About you thoughts. What you're doing is merely vacuous. For any elementary embeddings $f_i \colon \mathcal M_i \to \mathcal N_i$, you will have $\mathcal N_1 \equiv \mathcal N_2$ : indeed $$ \mathcal N_1 \equiv \mathcal M_1 \equiv \mathcal M_0 \equiv \mathcal M_2 \equiv \mathcal N_2. $$
What is very wrong is to think that it implies $\mathcal N_1 \simeq\mathcal N_2$. You can have elementary equivalent structure with even different cardinals ! (Think of $\mathbb Q$ and $\mathbb R$ as fields for example.) Even more striking : if your statement was true (elementary equivalence implies isomorphism), then $\mathcal M_1$ would be isomorphic to $\mathcal M_2$, and the exercise trivial…
What you should do. I give you the guide lines. Let $\mathcal L_+$ be the language $\mathcal L$ augmented by constants symbols $c_m$ for any $m \in M_1 \sqcup_{M_0} M_2$ (this set is the disjoint union of $M_1$ and $M_2$ where elements $j_0(x)$ and $j_1(x)$ are identified). Then all you have to do is to show that the $\mathcal L_+$-theory $$ \operatorname{Th}(\mathcal M_1,M_1) \cup \operatorname{Th}(\mathcal M_2,M_2) $$ is consistent. (Be sure you understand why !)
To do so, use the compactness theorem. Take $\mathcal L$-formulas $\phi(\bar x)$ and $\psi(\bar y)$ such that there exists tuples $\bar m_1$ in $M_1$ and $\bar m_2$ in $M_2$ satisfying $$ \mathcal M_1 \models \phi(\bar m_1), \qquad \mathcal M_2 \models \psi(\bar m_2).$$ Now, can you find a formula with parameters in $M_0$ only, depending on $\psi$, that is satisfied by $\mathcal M_2$ (Hint : the formula is a sentence beginning by $\exists$) ? What about the satisfiability of this formula in $\mathcal M_1$ ?
Conclude that $\mathcal M_1$ models $\phi(\bar x)\wedge \psi(\bar y)$ by giving an ad hoc interpretation of the constant $c_m$.
Edit. Due to your comment, I will clarify a few things.
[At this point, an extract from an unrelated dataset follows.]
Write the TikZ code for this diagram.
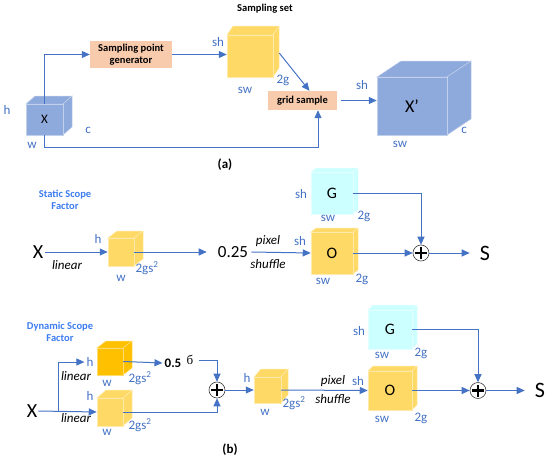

First, for any $\mathcal L$-structure $\mathcal M$ and subset $A \subseteq M$, the theory $\operatorname{Th}(\mathcal M,A)$ is the theory of $\mathcal M$ with parameters in $A$. It is defined as follow : construct the language $\mathcal L_A := \mathcal L \cup \{c_a : a\in \mathcal A\}$ ; now define $\operatorname{Th}(\mathcal M,A)$ as the $\mathcal L_A$-theory $$ \{ \varphi(\bar c_a) : \mathcal M \models \varphi(\bar a) \}.$$ (In other words, extend $\mathcal M$ in a $\mathcal L_A$-structure by interpreting each $c_a$ as $a$, then $\operatorname{Th}(\mathcal M,A) = \operatorname{Th}(\mathcal M_A)$.) Notably, you can apply this with $A=M$. I think the theory $\operatorname{Th}(\mathcal M,M)$ is sometimes called the complete diagram of $\mathcal M$.
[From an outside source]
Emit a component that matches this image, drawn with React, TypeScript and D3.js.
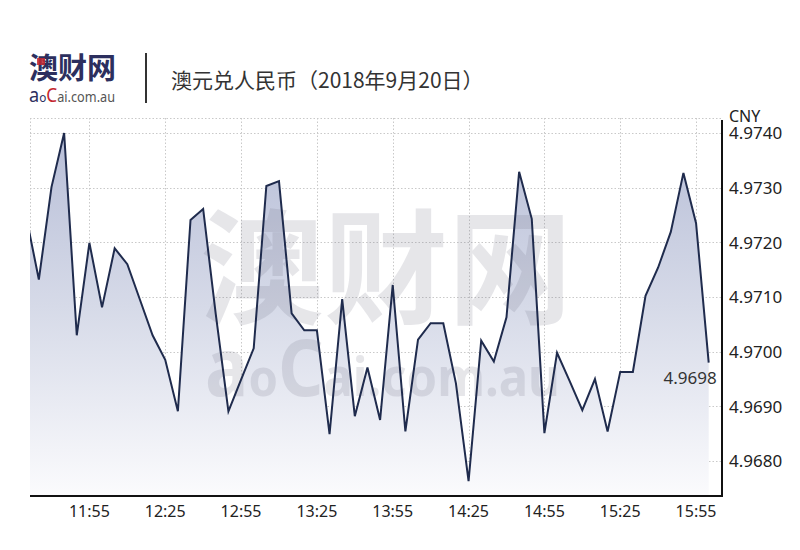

Then, you need to see/prove/convince yourself/whatever that a $\mathcal N$ is a elementary extension of $\mathcal M$ precisely when $$ \operatorname{Th}(\mathcal N,M) = \operatorname{Th}(\mathcal M, M). $$ (This is merely the definition of an elementary extension.) Now you should understand the relevance of the theory I've introduced in the guide lines.
Finally, let me explicit a bit more the notation $M_1\sqcup_{M_0} M_2$. This has nothing to do with model theory. Take sets $A,B,C$ with $f \colon A \to B$ and $g\colon A\to C$ two functions : the set $B\sqcup_A C$ ($f,g$ are implicit in this notation) is the quotient set $$ B \sqcup C \big/ {\sim} $$ where $\sim$ is generated by $f(a) \sim g(a),\forall a \in A$. When $f$ and $g$ are injections as in your example, it is easy to understand this set : there is a copy of $A$ in $B$ and in $C$ ; take the disjoint union of $B$ and $C$ and glue together the elements of the first copy of $A$ with the corresponding element in the second copy ; your done.